Besides the benefits to plants, vermiculture products reduce use of chemicals. “Using worms will produce the organic matter which the soil lacks and so there is less need for chemicals. A farmer can halve his chemical use by using organic fertiliser from vermiculture. So he can also save money.”
Vermiculture can also be a potential commercial enterprise. The worms can double their population within two and a half months and the more worms you have, the more waste is treated. Worm populations increase in geometric progression, meaning that the more you have, the more the worms will breed. If one starts off with 2,000 worms (about 1kg), that number will grow to one million within a year.
If each worm costs five sen (based on Australian prices, which are among the lowest in the world), Hasnah projects that one will have RM50,000 worth of worms in a year. In two years, one will have RM50mil worth of worms.
On top of that, the casting can be sold for a good price. In the United States, worm casting sells for almost three times the price of other compost and six to 12 times the price of raw manure.”
What’s in store
At the USM campus, a “worm house” has been built for vermiculture research. Completed in early July, the building is now full with heaps of newspapers, shredded oil palm waste and garden cuttings; all waiting to be devoured by the worms. Hasnah and her assistants study the efficiency of the worms and the quality of casting that results from the different wastes.
Only 2% of Malaysians compost their waste. So Hasnah’s goal is to expand the use of vermiculture. ”I hope Malaysians will be more aware of their own waste and treat it at source, because all the materials they need can be obtained from the soil.” For the public’s convenience, she plans to sell a worm-composting bin, together with a supply of worms. With these, people will have the means to manage their own organic waste at home.
There is already public demand for the technology but the setback is in getting someone to breed the worms. To overcome this obstacle, Hasnah has a pilot project in Kedah where she teaches rural folks to breed worms. She hopes to get enough supply for commercial use at the end of the year.
She says the Agricultural Department in Perlis is composting padi stalks with worms, so the waste need no longer be burnt.
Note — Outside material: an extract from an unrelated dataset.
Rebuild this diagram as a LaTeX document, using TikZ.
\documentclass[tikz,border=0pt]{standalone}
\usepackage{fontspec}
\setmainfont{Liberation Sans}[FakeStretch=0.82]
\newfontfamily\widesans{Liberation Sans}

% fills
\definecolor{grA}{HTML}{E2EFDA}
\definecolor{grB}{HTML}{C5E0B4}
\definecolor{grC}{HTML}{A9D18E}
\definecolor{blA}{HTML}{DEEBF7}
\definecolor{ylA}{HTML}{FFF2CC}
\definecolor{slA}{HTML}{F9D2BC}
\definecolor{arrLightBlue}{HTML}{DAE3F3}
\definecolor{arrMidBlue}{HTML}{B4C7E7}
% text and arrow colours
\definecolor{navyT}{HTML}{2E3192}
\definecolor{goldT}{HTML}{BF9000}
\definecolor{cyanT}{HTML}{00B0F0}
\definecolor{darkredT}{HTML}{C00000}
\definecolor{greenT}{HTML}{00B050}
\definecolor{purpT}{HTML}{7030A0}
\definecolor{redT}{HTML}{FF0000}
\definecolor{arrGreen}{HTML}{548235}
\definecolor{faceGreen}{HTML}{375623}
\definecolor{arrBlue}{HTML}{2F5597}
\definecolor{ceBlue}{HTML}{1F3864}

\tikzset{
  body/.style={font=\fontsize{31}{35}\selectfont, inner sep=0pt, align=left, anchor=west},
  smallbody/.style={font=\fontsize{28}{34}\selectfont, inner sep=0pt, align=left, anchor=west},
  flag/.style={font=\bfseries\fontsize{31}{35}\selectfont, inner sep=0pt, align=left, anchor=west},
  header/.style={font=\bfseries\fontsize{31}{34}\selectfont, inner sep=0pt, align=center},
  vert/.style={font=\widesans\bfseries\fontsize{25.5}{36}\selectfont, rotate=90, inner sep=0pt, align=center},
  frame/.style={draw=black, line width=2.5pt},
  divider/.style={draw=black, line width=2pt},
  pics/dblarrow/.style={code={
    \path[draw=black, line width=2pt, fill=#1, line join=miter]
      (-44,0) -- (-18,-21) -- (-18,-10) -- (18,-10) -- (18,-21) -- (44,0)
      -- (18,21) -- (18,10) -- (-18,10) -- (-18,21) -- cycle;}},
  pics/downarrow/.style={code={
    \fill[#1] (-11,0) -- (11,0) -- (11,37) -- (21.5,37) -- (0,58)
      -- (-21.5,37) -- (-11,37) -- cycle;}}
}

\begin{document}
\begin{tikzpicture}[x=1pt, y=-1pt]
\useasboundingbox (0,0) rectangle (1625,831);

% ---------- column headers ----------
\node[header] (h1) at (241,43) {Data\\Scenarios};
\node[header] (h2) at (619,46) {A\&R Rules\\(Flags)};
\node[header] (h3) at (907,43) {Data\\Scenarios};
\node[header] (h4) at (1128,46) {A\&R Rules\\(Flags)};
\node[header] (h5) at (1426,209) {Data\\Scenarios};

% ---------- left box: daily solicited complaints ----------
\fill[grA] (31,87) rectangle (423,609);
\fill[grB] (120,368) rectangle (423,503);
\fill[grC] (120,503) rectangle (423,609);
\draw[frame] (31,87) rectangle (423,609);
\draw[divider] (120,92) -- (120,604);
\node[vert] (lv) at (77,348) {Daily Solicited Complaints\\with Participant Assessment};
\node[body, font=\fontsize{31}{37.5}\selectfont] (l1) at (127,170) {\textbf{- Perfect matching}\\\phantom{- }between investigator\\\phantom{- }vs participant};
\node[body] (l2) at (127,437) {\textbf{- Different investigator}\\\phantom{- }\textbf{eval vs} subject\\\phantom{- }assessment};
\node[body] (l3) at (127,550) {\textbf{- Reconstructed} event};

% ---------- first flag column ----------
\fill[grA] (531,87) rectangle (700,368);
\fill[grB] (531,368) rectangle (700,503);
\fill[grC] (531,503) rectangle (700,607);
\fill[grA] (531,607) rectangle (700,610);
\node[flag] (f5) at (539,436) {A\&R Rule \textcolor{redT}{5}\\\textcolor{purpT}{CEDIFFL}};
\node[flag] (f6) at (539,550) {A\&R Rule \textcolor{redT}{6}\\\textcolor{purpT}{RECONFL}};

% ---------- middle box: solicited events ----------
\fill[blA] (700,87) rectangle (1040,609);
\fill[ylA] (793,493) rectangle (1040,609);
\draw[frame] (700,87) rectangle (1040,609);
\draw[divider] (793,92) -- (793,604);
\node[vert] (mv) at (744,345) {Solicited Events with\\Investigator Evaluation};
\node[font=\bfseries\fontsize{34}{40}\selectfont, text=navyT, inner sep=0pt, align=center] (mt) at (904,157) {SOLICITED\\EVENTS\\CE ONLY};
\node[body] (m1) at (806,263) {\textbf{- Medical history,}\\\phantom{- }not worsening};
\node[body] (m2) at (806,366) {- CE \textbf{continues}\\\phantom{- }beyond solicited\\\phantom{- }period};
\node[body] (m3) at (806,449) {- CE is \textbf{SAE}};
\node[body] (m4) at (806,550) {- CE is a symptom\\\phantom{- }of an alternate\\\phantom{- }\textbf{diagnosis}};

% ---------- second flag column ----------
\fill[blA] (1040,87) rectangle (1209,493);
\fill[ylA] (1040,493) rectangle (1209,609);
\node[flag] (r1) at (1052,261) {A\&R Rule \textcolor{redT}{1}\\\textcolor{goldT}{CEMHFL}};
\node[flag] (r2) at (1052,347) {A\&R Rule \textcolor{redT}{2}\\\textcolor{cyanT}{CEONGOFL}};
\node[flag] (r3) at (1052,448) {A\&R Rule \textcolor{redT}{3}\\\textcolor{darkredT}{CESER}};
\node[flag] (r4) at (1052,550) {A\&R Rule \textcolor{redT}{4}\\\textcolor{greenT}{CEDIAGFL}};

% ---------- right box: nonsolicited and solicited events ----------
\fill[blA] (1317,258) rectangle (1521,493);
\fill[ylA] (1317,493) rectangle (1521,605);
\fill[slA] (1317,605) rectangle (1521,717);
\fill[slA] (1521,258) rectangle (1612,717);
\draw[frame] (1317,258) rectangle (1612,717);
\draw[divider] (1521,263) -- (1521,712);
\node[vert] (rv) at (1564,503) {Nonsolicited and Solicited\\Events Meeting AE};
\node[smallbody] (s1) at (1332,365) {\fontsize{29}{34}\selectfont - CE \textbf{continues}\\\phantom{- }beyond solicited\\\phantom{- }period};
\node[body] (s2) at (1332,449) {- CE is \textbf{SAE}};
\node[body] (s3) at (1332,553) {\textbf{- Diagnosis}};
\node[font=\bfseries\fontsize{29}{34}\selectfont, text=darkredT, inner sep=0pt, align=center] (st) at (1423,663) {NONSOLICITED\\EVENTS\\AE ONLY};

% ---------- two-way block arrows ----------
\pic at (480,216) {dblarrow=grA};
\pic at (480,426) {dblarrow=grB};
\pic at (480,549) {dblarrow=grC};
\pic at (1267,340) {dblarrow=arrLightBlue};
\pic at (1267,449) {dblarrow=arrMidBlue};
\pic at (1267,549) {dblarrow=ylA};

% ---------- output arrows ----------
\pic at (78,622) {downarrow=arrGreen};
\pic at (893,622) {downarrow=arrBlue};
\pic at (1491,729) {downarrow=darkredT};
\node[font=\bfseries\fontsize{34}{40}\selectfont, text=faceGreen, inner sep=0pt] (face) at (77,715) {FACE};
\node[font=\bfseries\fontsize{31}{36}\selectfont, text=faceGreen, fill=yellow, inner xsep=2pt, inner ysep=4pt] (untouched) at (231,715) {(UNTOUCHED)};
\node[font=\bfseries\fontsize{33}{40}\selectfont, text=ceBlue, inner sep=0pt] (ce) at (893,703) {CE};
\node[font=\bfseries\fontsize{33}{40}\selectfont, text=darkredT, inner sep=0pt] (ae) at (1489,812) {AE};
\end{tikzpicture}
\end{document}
She hopes vermiculture technology will catch on in the agricultural sector here, just like how it has in the sugar cane industry in Cuba.
In Vancouver (Canada) where I studied, there is a law that encourages people to treat their organic waste with worms. The authorities gave away worms for free but the residents have to buy the bins,” she says. “The people then have to dispose of their own organic waste. They are not allowed to throw it away or they will be fined. I hope that one day, Malaysia will have something similar.”